Exercise prompt = Copy from the first line below down to and including the line with "var yTicks = [0, 1, 2, 3, 4, 5, 6];". Skip the pictures.

Raw data =
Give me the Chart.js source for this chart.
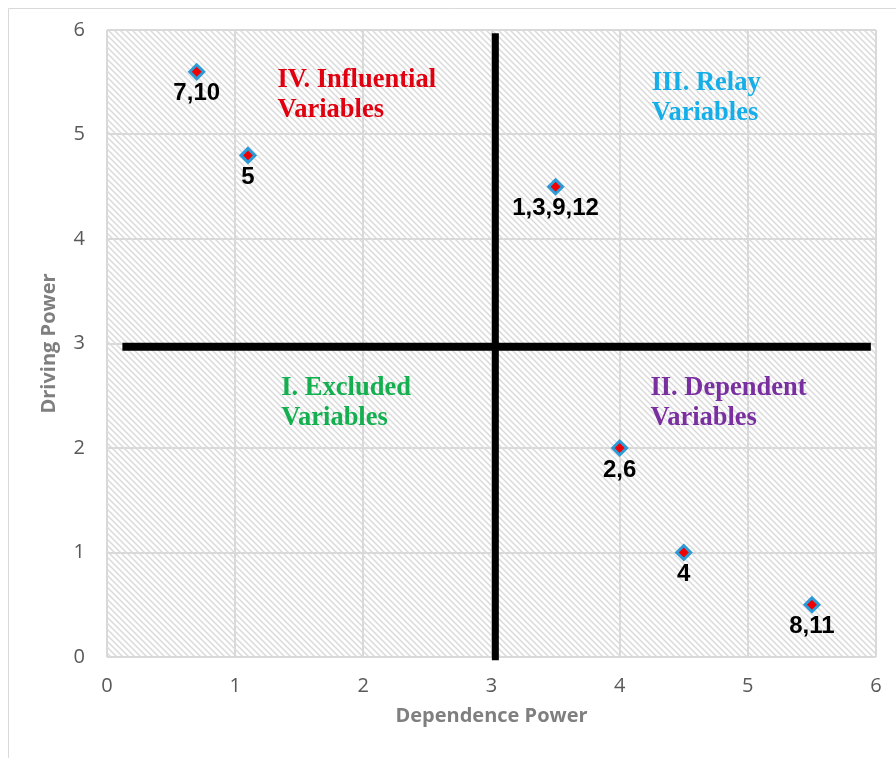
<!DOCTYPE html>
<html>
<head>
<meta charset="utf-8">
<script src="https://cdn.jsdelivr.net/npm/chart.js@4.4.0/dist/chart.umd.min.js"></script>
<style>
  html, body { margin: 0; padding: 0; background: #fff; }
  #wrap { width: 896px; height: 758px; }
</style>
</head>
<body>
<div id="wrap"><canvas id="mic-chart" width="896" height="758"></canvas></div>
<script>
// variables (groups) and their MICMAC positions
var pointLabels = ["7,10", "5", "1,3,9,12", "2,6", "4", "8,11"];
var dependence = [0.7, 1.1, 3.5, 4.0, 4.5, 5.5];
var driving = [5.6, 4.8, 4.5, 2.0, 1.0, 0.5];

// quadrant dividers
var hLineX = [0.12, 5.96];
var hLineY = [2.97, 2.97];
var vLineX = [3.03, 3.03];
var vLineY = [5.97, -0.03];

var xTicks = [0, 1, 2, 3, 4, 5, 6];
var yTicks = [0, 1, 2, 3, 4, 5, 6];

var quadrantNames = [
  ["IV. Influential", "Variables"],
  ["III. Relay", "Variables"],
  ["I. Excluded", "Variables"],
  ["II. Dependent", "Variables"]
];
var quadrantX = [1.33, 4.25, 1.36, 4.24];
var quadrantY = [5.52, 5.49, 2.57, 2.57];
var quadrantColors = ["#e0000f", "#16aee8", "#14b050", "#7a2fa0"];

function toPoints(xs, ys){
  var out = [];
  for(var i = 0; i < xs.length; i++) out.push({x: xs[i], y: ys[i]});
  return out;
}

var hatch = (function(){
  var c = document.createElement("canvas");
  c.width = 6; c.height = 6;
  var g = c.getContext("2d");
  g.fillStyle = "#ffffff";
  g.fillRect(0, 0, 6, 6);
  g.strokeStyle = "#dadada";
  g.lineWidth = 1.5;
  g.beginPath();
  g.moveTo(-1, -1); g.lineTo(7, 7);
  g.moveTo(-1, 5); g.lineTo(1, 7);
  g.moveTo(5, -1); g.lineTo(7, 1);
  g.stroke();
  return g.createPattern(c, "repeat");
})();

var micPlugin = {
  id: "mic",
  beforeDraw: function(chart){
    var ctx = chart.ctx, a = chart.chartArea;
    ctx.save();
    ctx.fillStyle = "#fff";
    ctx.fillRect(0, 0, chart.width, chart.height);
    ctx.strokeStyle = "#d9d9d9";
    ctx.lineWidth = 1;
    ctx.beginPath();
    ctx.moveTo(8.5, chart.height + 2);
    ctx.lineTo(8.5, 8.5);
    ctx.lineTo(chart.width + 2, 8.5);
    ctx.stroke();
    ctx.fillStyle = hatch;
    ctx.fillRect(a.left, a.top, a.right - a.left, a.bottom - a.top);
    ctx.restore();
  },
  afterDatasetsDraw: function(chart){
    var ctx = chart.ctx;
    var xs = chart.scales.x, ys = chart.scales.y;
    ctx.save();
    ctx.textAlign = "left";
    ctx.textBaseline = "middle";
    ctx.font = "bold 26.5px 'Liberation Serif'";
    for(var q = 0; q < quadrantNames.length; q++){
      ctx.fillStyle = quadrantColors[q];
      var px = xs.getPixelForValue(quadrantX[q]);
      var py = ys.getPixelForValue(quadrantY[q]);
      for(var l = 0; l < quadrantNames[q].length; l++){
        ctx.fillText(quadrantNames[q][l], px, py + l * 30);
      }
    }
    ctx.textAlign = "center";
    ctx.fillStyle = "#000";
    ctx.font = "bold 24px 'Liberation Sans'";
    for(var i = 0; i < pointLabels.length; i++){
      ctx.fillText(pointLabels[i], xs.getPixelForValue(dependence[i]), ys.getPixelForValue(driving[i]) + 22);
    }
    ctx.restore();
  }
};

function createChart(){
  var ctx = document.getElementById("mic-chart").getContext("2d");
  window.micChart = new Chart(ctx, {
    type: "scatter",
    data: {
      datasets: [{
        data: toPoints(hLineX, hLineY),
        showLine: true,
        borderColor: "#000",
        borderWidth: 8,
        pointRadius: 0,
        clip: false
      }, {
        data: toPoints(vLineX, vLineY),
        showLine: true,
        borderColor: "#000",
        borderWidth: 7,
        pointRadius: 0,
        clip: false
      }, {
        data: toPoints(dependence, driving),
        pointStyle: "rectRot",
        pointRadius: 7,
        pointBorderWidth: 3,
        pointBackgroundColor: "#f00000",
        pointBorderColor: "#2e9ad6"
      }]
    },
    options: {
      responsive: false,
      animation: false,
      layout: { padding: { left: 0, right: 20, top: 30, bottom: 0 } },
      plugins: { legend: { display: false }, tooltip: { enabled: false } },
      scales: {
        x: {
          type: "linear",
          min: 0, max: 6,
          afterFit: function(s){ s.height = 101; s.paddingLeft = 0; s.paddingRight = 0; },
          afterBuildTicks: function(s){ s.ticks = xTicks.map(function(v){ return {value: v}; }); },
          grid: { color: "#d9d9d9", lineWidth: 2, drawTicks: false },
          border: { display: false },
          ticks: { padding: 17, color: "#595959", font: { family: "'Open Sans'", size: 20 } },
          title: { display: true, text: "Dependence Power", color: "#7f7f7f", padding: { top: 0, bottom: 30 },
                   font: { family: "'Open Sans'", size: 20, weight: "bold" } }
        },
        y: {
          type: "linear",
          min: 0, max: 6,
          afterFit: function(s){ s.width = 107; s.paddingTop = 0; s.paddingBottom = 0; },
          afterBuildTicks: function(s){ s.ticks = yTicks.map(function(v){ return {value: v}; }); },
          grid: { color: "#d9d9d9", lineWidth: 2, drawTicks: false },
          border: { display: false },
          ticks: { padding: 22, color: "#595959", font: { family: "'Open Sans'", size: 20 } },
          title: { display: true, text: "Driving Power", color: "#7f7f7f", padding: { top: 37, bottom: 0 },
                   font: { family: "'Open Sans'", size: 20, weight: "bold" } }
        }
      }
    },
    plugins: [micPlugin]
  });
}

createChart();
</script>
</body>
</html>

Response to the task =
Give me the Chart.js source for this chart.
<!DOCTYPE html>
<html>
<head>
<meta charset="utf-8">
<script src="https://cdn.jsdelivr.net/npm/chart.js@4.4.0/dist/chart.umd.min.js"></script>
<style>
  html, body { margin: 0; padding: 0; background: #fff; }
  #wrap { width: 896px; height: 758px; }
</style>
</head>
<body>
<div id="wrap"><canvas id="mic-chart" width="896" height="758"></canvas></div>
<script>
// variables (groups) and their MICMAC positions
var pointLabels = ["7,10", "5", "1,3,9,12", "2,6", "4", "8,11"];
var dependence = [0.7, 1.1, 3.5, 4.0, 4.5, 5.5];
var driving = [5.6, 4.8, 4.5, 2.0, 1.0, 0.5];

// quadrant dividers
var hLineX = [0.12, 5.96];
var hLineY = [2.97, 2.97];
var vLineX = [3.03, 3.03];
var vLineY = [5.97, -0.03];

var xTicks = [0, 1, 2, 3, 4, 5, 6];
var yTicks = [0, 1, 2, 3, 4, 5, 6];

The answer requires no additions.